Increasing pixel count can certainly result in benefits, but the details of how you view, what you view, and where you view from will ultimately determine what is a visible benefit to you.

Martin S. Banks

Professor, Optometry, Vision Science, Neuroscience, & Psychology, University of California, Berkeley

There are recommendations for the resolutions of TV displays, cell phones, etc. These recommendations typically boil down to one thing, which is that the pixel should create a visual angle of “1 minute of arc” or smaller. “Minute of arc” is a technical term, and, despite “minute,” it doesn’t involve time: only space is involved. Think of one minute of arc as a little cone of light coming towards the eye. That’s the pixel on the TV screen, and it comes to a point at your eye. One minute of arc is the angle that the cone makes from your eye to the pixel. An HD TV has 2,000 pixels from left to right, a UHD TV has 4,000, and here we’re talking about 8,000. A lot of people in my field think the “one minute of arc” recommendation is flawed — that it should be smaller.

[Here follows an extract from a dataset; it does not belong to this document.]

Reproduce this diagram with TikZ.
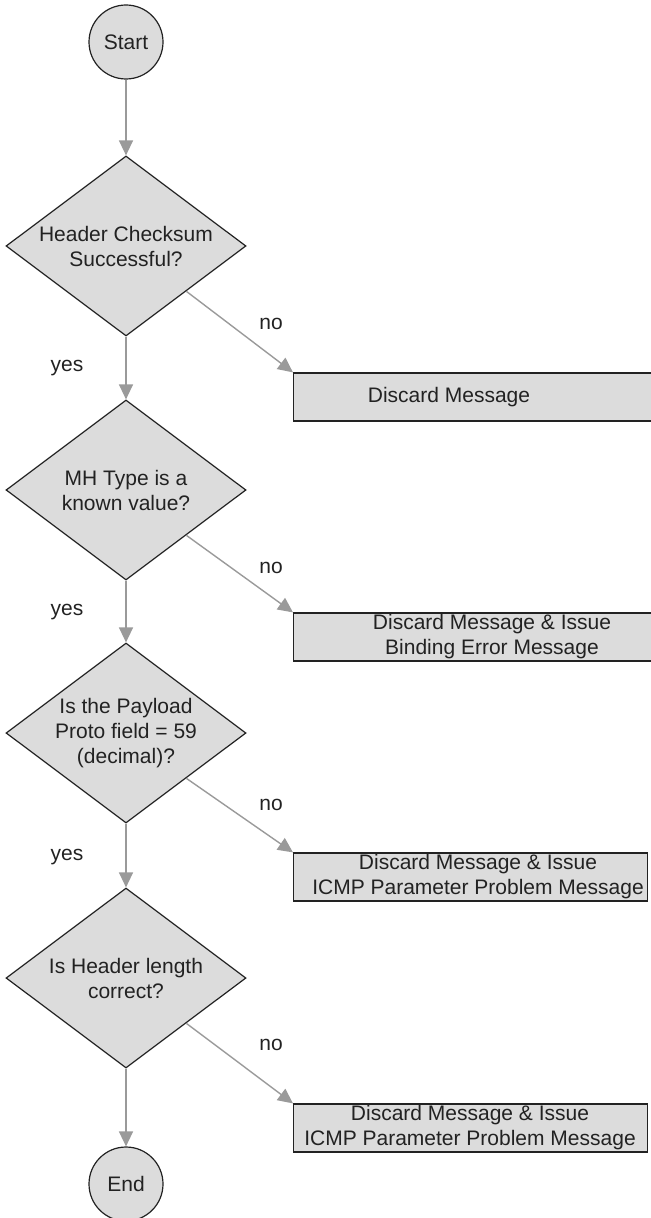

Viewing distance also comes into the equation here. Skipping over some maths, it works out that if you have a 2K TV (HD), and it’s 0.91 m tall, you need to sit 9.3 away or closer to appreciate the resolution; if you’re 6.10 m away, there’s no way you can tell the difference between your TV and one that has a somewhat smaller number of pixels. If you have a 0.91 m-tall 4K TV, you’d have to be about 1.37 m away or closer to tell the difference, and nobody sits that close. Go all the way up to 8K, and now you’d have to be two feet from your three-foot-television to appreciate it. You’d have to be a very rare kind of viewer to want to take advantage of that.